La decisione sulla revoca della concessione di Autostrade per l’Italia pare verrà presa a breve e, secondo gli ultimi rumour, non dovrebbe essere favorevole ad Atlantia. La nuova puntata nella faida ormai quasi biennale tra Governo e società controllata dai Benetton non era scontata; all’inizio di settembre, con l’insediamento del nuovo esecutivo, l’ipotesi revoca sembrava definitivamente accantonata anche per la contrarietà del nuovo partito di maggioranza, il Pd. È stato quello che è emerso con le indagini della procura di Genova a spostare gli equilibri e poi  ancora nelle ultime settimane altri segni di “decadimento” dell’infrastruttura con il crollo di un pezzo di galleria.



Ci sono tre elementi su cui ci sembra sia maturata un’opinione condivisa. Il primo è che la convenzione firmata tra Stato e Autostrade per l’Italia è fortemente e in modo del tutto anomalo sbilanciata in favore del “privato” al punto che i termini sull’indennizzo rendono debolissima la posizione del Governo anche in caso di inadempienza del concessionario. La penale definita in via del tutto eccezionale dal contratto e con un iter particolarissimo mette lo Stato italiano nella condizione di dover rischiare un indennizzo mostruoso. Sono percorsi, appunto, assolutamente anomali nella dinamica tra Stato e concessionario. Il secondo elemento è che lo sviluppo delle concessioni, degli incrementi tariffari, del traffico spesso sottostimato e degli investimenti effettivi ha determinato, come segnalato più volte da organi dello Stato, extraprofitti ingenti. Di questo si ha una conferma indiretta ma abbastanza inequivocabile dall’offerta fatta a premio sui massimi e per cassa sul principale concorrente europeo senza che nessuno rilanciasse e con i profitti fatti sulle autostrade italiane in regime di monopolio. Il terzo elemento è che tutto l’impianto delle concessioni autostradali non funziona e avrebbe bisogno di una riforma radicale.
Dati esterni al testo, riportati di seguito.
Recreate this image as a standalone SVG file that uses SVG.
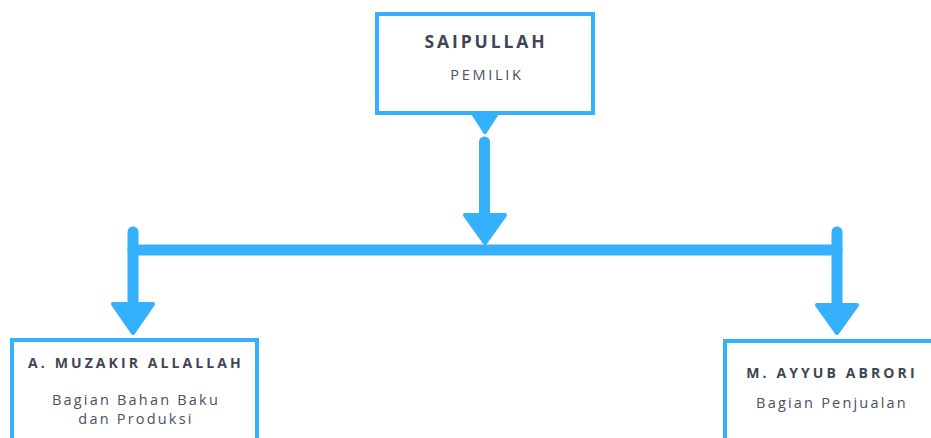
<svg xmlns="http://www.w3.org/2000/svg" width="931" height="438" viewBox="0 0 931 438">
  <style>
    .box { fill: #ffffff; stroke: #35b0fd; stroke-width: 4; }
    .name { font-family: "Open Sans", "Noto Sans", sans-serif; font-weight: 700; fill: #3e4555; text-anchor: middle; }
    .role { font-family: "Open Sans", "Noto Sans", sans-serif; font-weight: 400; fill: #4a5060; text-anchor: middle; }
    .line { stroke: #35b0fd; stroke-width: 11; stroke-linecap: round; fill: none; }
    .head { fill: #35b0fd; stroke: #35b0fd; stroke-width: 4; stroke-linejoin: round; }
  </style>

  <rect width="931" height="438" fill="#ffffff"/>

  <!-- connectors -->
  <g id="connectors">
    <polygon class="head" points="474,115 496,115 485,132" stroke-width="1"/>
    <line class="line" x1="484.5" y1="142" x2="484.5" y2="222"/>
    <polygon class="head" points="465,215 505,215 485,243"/>
    <line class="line" x1="133" y1="250" x2="837" y2="250" stroke-linecap="butt"/>
    <line class="line" x1="133" y1="232" x2="133" y2="308"/>
    <polygon class="head" points="113,304 153,304 133,333"/>
    <line class="line" x1="837" y1="232" x2="837" y2="308"/>
    <polygon class="head" points="817,305 857,305 837,333"/>
  </g>

  <!-- owner -->
  <g id="node-owner">
    <rect class="box" x="377" y="14" width="216" height="99"/>
    <text class="name" x="486" y="48" font-size="17.5" letter-spacing="2.9">SAIPULLAH</text>
    <text class="role" x="487" y="80" font-size="14.5" letter-spacing="2.7">PEMILIK</text>
  </g>

  <!-- raw materials and production -->
  <g id="node-production">
    <rect class="box" x="12" y="340" width="245" height="110"/>
    <text class="name" x="136" y="368" font-size="14" letter-spacing="3.1">A. MUZAKIR ALLALLAH</text>
    <text class="role" x="136" y="405" font-size="14.5" letter-spacing="2.2">Bagian Bahan Baku</text>
    <text class="role" x="136" y="424" font-size="14.5" letter-spacing="2.2">dan Produksi</text>
  </g>

  <!-- sales -->
  <g id="node-sales">
    <rect class="box" x="725" y="341" width="214" height="110"/>
    <text class="name" x="832" y="378" font-size="14" letter-spacing="3.1">M. AYYUB ABRORI</text>
    <text class="role" x="832" y="408" font-size="14.5" letter-spacing="2.2">Bagian Penjualan</text>
  </g>
</svg>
Dato che le concessioni scadono tra decenni, e nel caso di Autostrade per l’Italia tra vent’anni, è chiaro che se la concessione è sbagliata e non tutela o non garantisce la sicurezza o determina profitti assolutamente non coerenti con il, bassissimo, rischio d’impresa non si può aspettare. La questione è che per quanto la concessione sia sbilanciata al punto di essere nulla in alcune sue parti e per quanto il concessionario possa essere “colpevole” di una manutenzione non “perfetta” rimane il rischio di un risarcimento colossale che rimarrebbe possibile come conseguenza di una battaglia legale che si preannuncia sanguinosa. C’è un secondo problema: assumiamo per assurdo che la manutenzione sia stata insufficiente perché magari, sempre in via del tutto ipotetica, bisognava pagare dividendi e che quindi oggi la rete sconti due decenni di gestione subottimale: chi si prende il rischio, penale e finanziario, della gestione? Vorrebbe dire che per rigirare la concessione a un nuovo soggetto privato lo Stato italiano dovrebbe mettere mano a un piano di manutenzione straordinaria con i soldi dei contribuenti.



C’è infine il problema di una stagione delle privatizzazioni che deve continuare a essere esente da critiche e di un approccio che vede il privato come buono, bello e bravo a prescindere. Il discorso è più ampio. Diciamo pure che lo Stato è inefficiente a prescindere, la questione potrebbe essere posta in questi termini: la situazione attuale è comunque migliore della gestione inefficiente dello Stato? Quale è il “second best”? Visto quello che è successo e che continua a succedere e data la pessima prova che lo Stato ha dato di sé in sede contrattuale è lecito farsi qualche domanda. Lo Stato cattivo controllore perché debole, ricattabile o peggio forse non dovrebbe volere come controparte un privato con una concessione blindata. È lo Stato forte che si può permettere di avere una controparte privata che “ha paura” e “riga dritto”, ma quello debole, con partiti “liquidi”?

La questione dovrebbe essere affrontata in termini “pratici”. Levare la concessione è una buona soluzione a patto che l’indennizzo sia ragionevole e che ci sia un nuovo quadro che consenta la gestione dell’infrastruttura. Bisognerebbe anche essere nelle condizioni di gestire le conseguenze finanziarie. L’alternativa è ottenere modifiche sostanziali anche dal punto di vista finanziario della concessione esistente. La peggiore soluzione possibile è ovviamente quella di pagare un indennizzo salato per ritrovarsi con i cocci da sistemare a proprie spese; chi ha avuto ha avuto, chi ha dato ha dato.